Memo to Tom Shales: You're Why People Hate Critics
I missed the first hour or so of the Oscars last night, so I've no idea how the monologue went. From what I did see, though, Jon Stewart seemed to do a fine job.
Of course,
Tom Shales doesn't
think so.
Who's Tom Shales? Why, he's the television critic for the Washington Times. He's also probably my least favorite critic of all time. Yes, worse than Michael Medved, Renee Graham, and any of the writers at the Boston Phoenix. Worse even than all of them combined. It's not that Shales is necessarily a bad writer, but that he permanently oozes that sort of smugness that has given critics a bad name. Also we disagree almost all the time. Wait, let me rephrase that: he's totally full of shit and has no idea what he's talking about, ever.
So in his Oscars
review Shales tears Stewart apart, knocking not just Stewart himself but all of basic cable in the process. I'm not surprised; Shales was
at the vanguard of Chris Rock-bashing after last year's Oscars. Rock wasn't great, but when you're being compared to Whoopi Goldberg and Billy Crystal it'd be pretty difficult to not come out looking good. Although I remember a number of positive reviews the day after last year's show, it's apparently now common wisdom that Rock was awful and a flop and doesn't deserve to ever host the Oscars again. Shales, maybe the most prominent television critic in America, hated Rock as the host, and I assume this negative review is disproportionately responsible for the general dismissal of Rock's performance.

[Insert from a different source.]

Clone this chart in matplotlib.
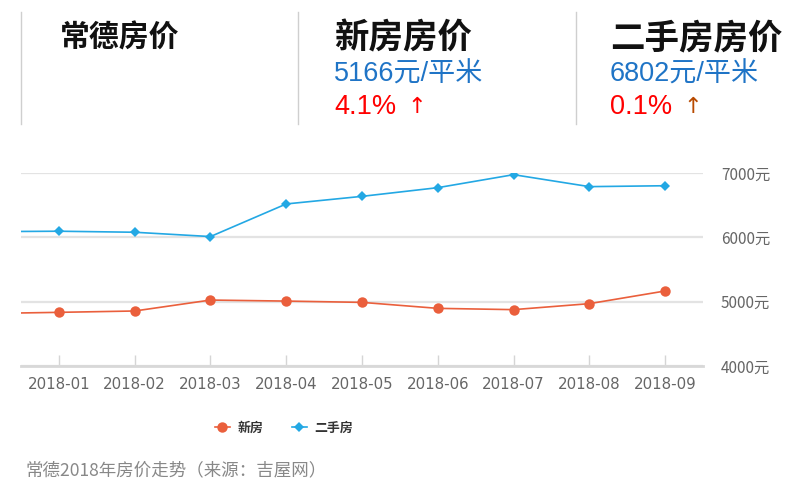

I suspect Jon Stewart's hosting gig will be widely viewed as a failure, too, despite a number of good reviews, and despite the fact that he kept me fairly well entertained during those few moments when he actually got to say something. And if this does occur, it might again be significantly because of Shales' review.
So what sort of host would Shales like to see, anyway? Exactly what you'd expect. In that Chris Rock review Shales writes, "perhaps Billy Crystal will come riding in on a white horse again and rescue the show with a zippy performance as host." 'Cuz that's all this interminably long and self-congratulatory vaccuum of a show needs, a miserable old hack plying schtick that'd make even Bob Hope grimace.